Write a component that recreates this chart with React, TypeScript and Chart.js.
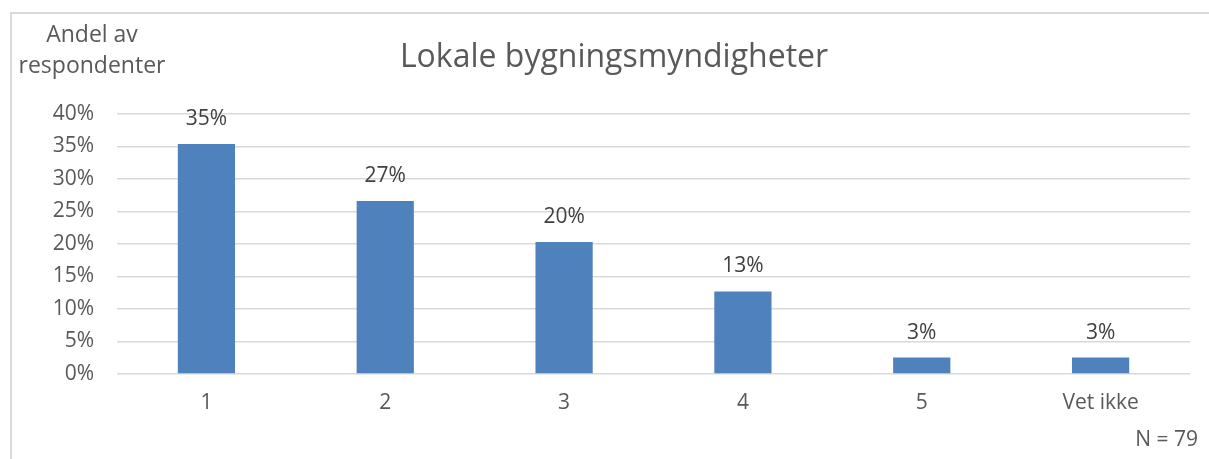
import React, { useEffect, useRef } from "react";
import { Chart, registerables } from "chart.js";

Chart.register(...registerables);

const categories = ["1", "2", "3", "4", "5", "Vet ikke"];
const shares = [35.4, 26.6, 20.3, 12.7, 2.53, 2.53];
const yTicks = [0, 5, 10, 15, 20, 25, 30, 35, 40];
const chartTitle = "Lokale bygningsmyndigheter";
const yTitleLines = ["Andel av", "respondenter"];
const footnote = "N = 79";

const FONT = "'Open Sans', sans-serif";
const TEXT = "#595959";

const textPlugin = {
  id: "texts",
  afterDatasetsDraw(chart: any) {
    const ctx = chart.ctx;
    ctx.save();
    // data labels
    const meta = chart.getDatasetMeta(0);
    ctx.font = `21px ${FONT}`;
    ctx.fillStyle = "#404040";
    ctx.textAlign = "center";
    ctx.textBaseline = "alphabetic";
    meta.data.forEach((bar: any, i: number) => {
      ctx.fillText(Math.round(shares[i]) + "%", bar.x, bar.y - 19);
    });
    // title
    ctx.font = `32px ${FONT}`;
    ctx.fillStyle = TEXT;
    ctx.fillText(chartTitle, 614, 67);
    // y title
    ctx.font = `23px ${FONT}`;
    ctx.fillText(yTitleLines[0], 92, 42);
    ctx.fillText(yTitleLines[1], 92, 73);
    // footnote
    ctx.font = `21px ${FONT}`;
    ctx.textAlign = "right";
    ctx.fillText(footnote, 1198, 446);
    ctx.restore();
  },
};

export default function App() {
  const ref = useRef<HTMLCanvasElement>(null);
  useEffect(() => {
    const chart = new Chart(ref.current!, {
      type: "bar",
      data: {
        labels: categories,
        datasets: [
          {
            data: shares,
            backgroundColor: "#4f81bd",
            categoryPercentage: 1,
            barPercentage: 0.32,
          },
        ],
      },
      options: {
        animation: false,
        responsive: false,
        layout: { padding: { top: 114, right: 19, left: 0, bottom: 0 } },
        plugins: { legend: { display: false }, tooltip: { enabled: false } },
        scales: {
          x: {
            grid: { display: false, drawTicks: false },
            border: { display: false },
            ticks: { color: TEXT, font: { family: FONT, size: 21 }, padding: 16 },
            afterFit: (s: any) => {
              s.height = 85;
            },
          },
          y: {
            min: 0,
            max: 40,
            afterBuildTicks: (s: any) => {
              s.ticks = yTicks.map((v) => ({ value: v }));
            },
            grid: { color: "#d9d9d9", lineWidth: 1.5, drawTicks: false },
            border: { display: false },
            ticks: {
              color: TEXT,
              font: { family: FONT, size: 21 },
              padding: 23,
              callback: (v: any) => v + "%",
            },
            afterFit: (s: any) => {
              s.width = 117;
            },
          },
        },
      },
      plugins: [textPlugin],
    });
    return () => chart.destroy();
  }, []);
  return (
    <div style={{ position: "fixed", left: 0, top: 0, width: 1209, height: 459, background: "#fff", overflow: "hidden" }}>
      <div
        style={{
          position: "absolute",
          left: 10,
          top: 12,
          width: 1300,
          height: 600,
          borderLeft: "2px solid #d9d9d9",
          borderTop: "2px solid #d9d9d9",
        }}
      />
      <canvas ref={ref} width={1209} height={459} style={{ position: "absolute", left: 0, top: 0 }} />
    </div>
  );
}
══════════════════════════════
EXERCISE TASK:
Extract the full listing above verbatim; pictures are to be left out of the copy.

THE SOLUTION:
Write a component that recreates this chart with React, TypeScript and Chart.js.
import React, { useEffect, useRef } from "react";
import { Chart, registerables } from "chart.js";

Chart.register(...registerables);

const categories = ["1", "2", "3", "4", "5", "Vet ikke"];
const shares = [35.4, 26.6, 20.3, 12.7, 2.53, 2.53];
const yTicks = [0, 5, 10, 15, 20, 25, 30, 35, 40];
const chartTitle = "Lokale bygningsmyndigheter";
const yTitleLines = ["Andel av", "respondenter"];
const footnote = "N = 79";

const FONT = "'Open Sans', sans-serif";
const TEXT = "#595959";

const textPlugin = {
  id: "texts",
  afterDatasetsDraw(chart: any) {
    const ctx = chart.ctx;
    ctx.save();
    // data labels
    const meta = chart.getDatasetMeta(0);
    ctx.font = `21px ${FONT}`;
    ctx.fillStyle = "#404040";
    ctx.textAlign = "center";
    ctx.textBaseline = "alphabetic";
    meta.data.forEach((bar: any, i: number) => {
      ctx.fillText(Math.round(shares[i]) + "%", bar.x, bar.y - 19);
    });
    // title
    ctx.font = `32px ${FONT}`;
    ctx.fillStyle = TEXT;
    ctx.fillText(chartTitle, 614, 67);
    // y title
    ctx.font = `23px ${FONT}`;
    ctx.fillText(yTitleLines[0], 92, 42);
    ctx.fillText(yTitleLines[1], 92, 73);
    // footnote
    ctx.font = `21px ${FONT}`;
    ctx.textAlign = "right";
    ctx.fillText(footnote, 1198, 446);
    ctx.restore();
  },
};

export default function App() {
  const ref = useRef<HTMLCanvasElement>(null);
  useEffect(() => {
    const chart = new Chart(ref.current!, {
      type: "bar",
      data: {
        labels: categories,
        datasets: [
          {
            data: shares,
            backgroundColor: "#4f81bd",
            categoryPercentage: 1,
            barPercentage: 0.32,
          },
        ],
      },
      options: {
        animation: false,
        responsive: false,
        layout: { padding: { top: 114, right: 19, left: 0, bottom: 0 } },
        plugins: { legend: { display: false }, tooltip: { enabled: false } },
        scales: {
          x: {
            grid: { display: false, drawTicks: false },
            border: { display: false },
            ticks: { color: TEXT, font: { family: FONT, size: 21 }, padding: 16 },
            afterFit: (s: any) => {
              s.height = 85;
            },
          },
          y: {
            min: 0,
            max: 40,
            afterBuildTicks: (s: any) => {
              s.ticks = yTicks.map((v) => ({ value: v }));
            },
            grid: { color: "#d9d9d9", lineWidth: 1.5, drawTicks: false },
            border: { display: false },
            ticks: {
              color: TEXT,
              font: { family: FONT, size: 21 },
              padding: 23,
              callback: (v: any) => v + "%",
            },
            afterFit: (s: any) => {
              s.width = 117;
            },
          },
        },
      },
      plugins: [textPlugin],
    });
    return () => chart.destroy();
  }, []);
  return (
    <div style={{ position: "fixed", left: 0, top: 0, width: 1209, height: 459, background: "#fff", overflow: "hidden" }}>
      <div
        style={{
          position: "absolute",
          left: 10,
          top: 12,
          width: 1300,
          height: 600,
          borderLeft: "2px solid #d9d9d9",
          borderTop: "2px solid #d9d9d9",
        }}
      />
      <canvas ref={ref} width={1209} height={459} style={{ position: "absolute", left: 0, top: 0 }} />
    </div>
  );
}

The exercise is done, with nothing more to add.